I was struck by Southern’s use of two archetypes in the then-ongoing war on marijuana, as seen though his main characters: an otherwise innocent young white male, and an older African-American “expert-in-gage.” While clearly challenging the overarching cultural stereotype that black peddlers posed an existential threat to white youth, the story still adheres to these tropes, though in a different, more subversive way. The two main characters are building a relationship, with the older character passing on knowledge to his young protégé (“Shoot, you got to know you business you workin’ with this plant,” C.K. reiterates, p.10). C.K. isn’t just initiating Harold into drug use; he’s giving Harold information about the plant, the trade, the culture, what intoxication is, and, more importantly, what intoxication means (“Well, a man git high, he see right through all them tricks an’ lies, an’ all that ole bull-crap. He see right through there into the truth of it!” p.13). While still traveling in stereotypes, these characters nonetheless demonstrate how marijuana culture is transmitted. As a culture that we know, as historians, has long been passed on to others through folk teachings like C.K.’s, it is a culture that Southern was a part of, and one that he learned and presumably taught to others, not least through this story.
Though clearly a work of fiction, “Red Dirt Marijuana” is a window into alternative modes of knowledge production that drug historians should be aware of when thinking about the development of drug cultures. While similar to the “official” narrative, this story has a much more benign and frankly believable tenor. Added to the fact that (as discussed in other posts) many of these ascribed modes of transmission were virtual fictions themselves, it demands that historians consider these non-archival sources, including literary fiction, as legitimate supporting bits of evidence in their research on drug cultures and drug users and develop new methodologies to integrate these with more traditional sources. (Should we call it reading parallel to the grain, perhaps?)

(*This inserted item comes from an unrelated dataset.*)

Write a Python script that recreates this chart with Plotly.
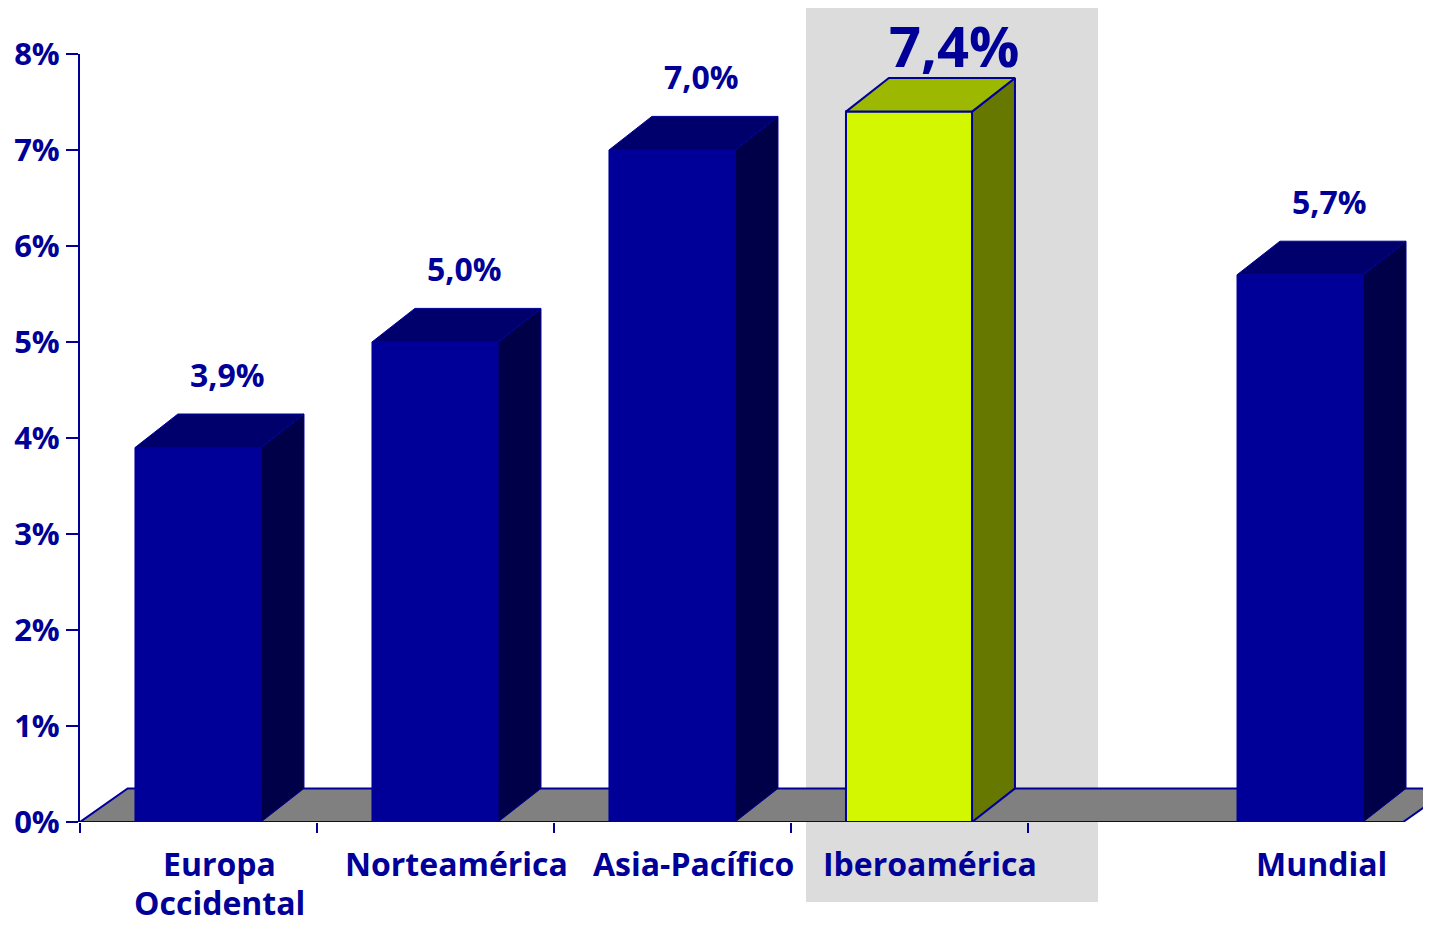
import plotly.graph_objects as go

# ---- data ----
categories = ["Europa Occidental", "Norteamérica", "Asia-Pacífico", "Iberoamérica", "Mundial"]
values = [3.9, 5.0, 7.0, 7.4, 5.7]
value_labels = ["3,9%", "5,0%", "7,0%", "7,4%", "5,7%"]
y_ticks = [0, 1, 2, 3, 4, 5, 6, 7, 8]
y_tick_labels = ["0%", "1%", "2%", "3%", "4%", "5%", "6%", "7%", "8%"]
highlight = "Iberoamérica"

# ---- layout / style ----
slots = [0, 1, 2, 3, 4.65]          # slot start of each bar on the numeric x axis
FRONT_OFF = 0.232                    # front face left offset inside a slot
FRONT_W = 0.532                      # front face width
DX, DY = 0.181, 0.35                 # 3D depth offsets (x units, y units)
Y_MAX = 8
NAVY = "#000099"
FONT = "Open Sans"
PAGE_OFF = 8                         # default body margin of the html page

fig = go.Figure()

# floor slab
floor_end = 5.583
fig.add_trace(go.Scatter(
    x=[0, floor_end, floor_end + DX + 0.02, DX + 0.02, 0],
    y=[0, 0, DY, DY, 0],
    mode="lines", fill="toself", fillcolor="#808080",
    line=dict(color=NAVY, width=2), hoverinfo="skip", showlegend=False))

for cat, v, s in zip(categories, values, slots):
    xl = s + FRONT_OFF
    xr = xl + FRONT_W
    if cat == highlight:
        cf, cs, ct, lc, lw = "#d2f700", "#667800", "#9cb800", NAVY, 2
    else:
        cf, cs, ct, lc, lw = "#000099", "#000048", "#00006c", "#000099", 1
    # front
    fig.add_trace(go.Scatter(x=[xl, xr, xr, xl, xl], y=[0, 0, v, v, 0],
                             mode="lines", fill="toself", fillcolor=cf,
                             line=dict(color=lc, width=lw), hoverinfo="skip", showlegend=False))
    # side
    fig.add_trace(go.Scatter(x=[xr, xr + DX, xr + DX, xr, xr], y=[0, DY, v + DY, v, 0],
                             mode="lines", fill="toself", fillcolor=cs,
                             line=dict(color=lc, width=lw), hoverinfo="skip", showlegend=False))
    # top
    fig.add_trace(go.Scatter(x=[xl, xl + DX, xr + DX, xr, xl], y=[v, v + DY, v + DY, v, v],
                             mode="lines", fill="toself", fillcolor=ct,
                             line=dict(color=lc, width=lw), hoverinfo="skip", showlegend=False))

annotations = []
for cat, v, s, lab in zip(categories, values, slots, value_labels):
    xc = s + FRONT_OFF + (FRONT_W + DX) / 2
    big = cat == highlight
    annotations.append(dict(
        x=xc + (0.1 if big else 0.034), xref="x",
        y=(v + (0.69 if big else 0.765)) / Y_MAX, yref="paper",
        text=f"<b>{lab}</b>", showarrow=False, yanchor="middle",
        font=dict(family=FONT, size=56 if big else 32, color=NAVY)))
    lines = cat.split(" ") if cat == "Europa Occidental" else [cat]
    for i, line in enumerate(lines):
        annotations.append(dict(
            x=xc, y=0, xref="x", yref="y", yshift=-41 - 39 * i,
            text=f"<b>{line}</b>", showarrow=False, yanchor="middle", borderpad=0,
            font=dict(family=FONT, size=32, color=NAVY)))

fig.update_layout(
    width=1431 - PAGE_OFF, height=925 - PAGE_OFF,
    margin=dict(l=80 - PAGE_OFF, r=0, t=54 - PAGE_OFF, b=103),
    paper_bgcolor="white", plot_bgcolor="rgba(0,0,0,0)",
    showlegend=False,
    annotations=annotations,
    shapes=[dict(type="rect", xref="paper", yref="paper",
                 x0=(806 - 80) / 1351, x1=(1098 - 80) / 1351,
                 y0=-80 / 768, y1=814 / 768,
                 fillcolor="#dcdcdc", line=dict(width=0), layer="below")],
    xaxis=dict(range=[0, 1351 / 237], showgrid=False, zeroline=False, showline=False,
               tickvals=[0, 1, 2, 3, 4], ticktext=["", "", "", "", ""],
               ticks="outside", ticklen=10, tickwidth=2, tickcolor=NAVY, fixedrange=True),
    yaxis=dict(range=[0, Y_MAX], showgrid=False, zeroline=False, showline=True,
               linecolor=NAVY, linewidth=2,
               tickvals=y_ticks, ticktext=[f"<b>{t}</b>" for t in y_tick_labels],
               ticks="outside", ticklen=12, tickwidth=2, tickcolor=NAVY,
               tickfont=dict(family=FONT, size=31, color=NAVY), fixedrange=True),
)

fig.write_html("out.html")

Postscript: I’m also looking to the ADHS community for assistance with finding a screenplay adaptation of “Red Dirt Marijuana” and “Razor Fight” that may or may not exist. In the Berg collection, there is some limited and incomplete correspondence regarding a film project in the early seventies involving Michael Portnoy, possibly with Rip Torn directing. The Wikipedia page for “Red Dirt Marijuana” mentions that a film was made (with Philip D. Schuman) and it won a Hugo Award at the Chicago International Film Festival in 1973. (I could not find the film, nor any reference to the award on the website for the Film Festival.) If you know anything about the film, I’d appreciate any information you can give in the comments.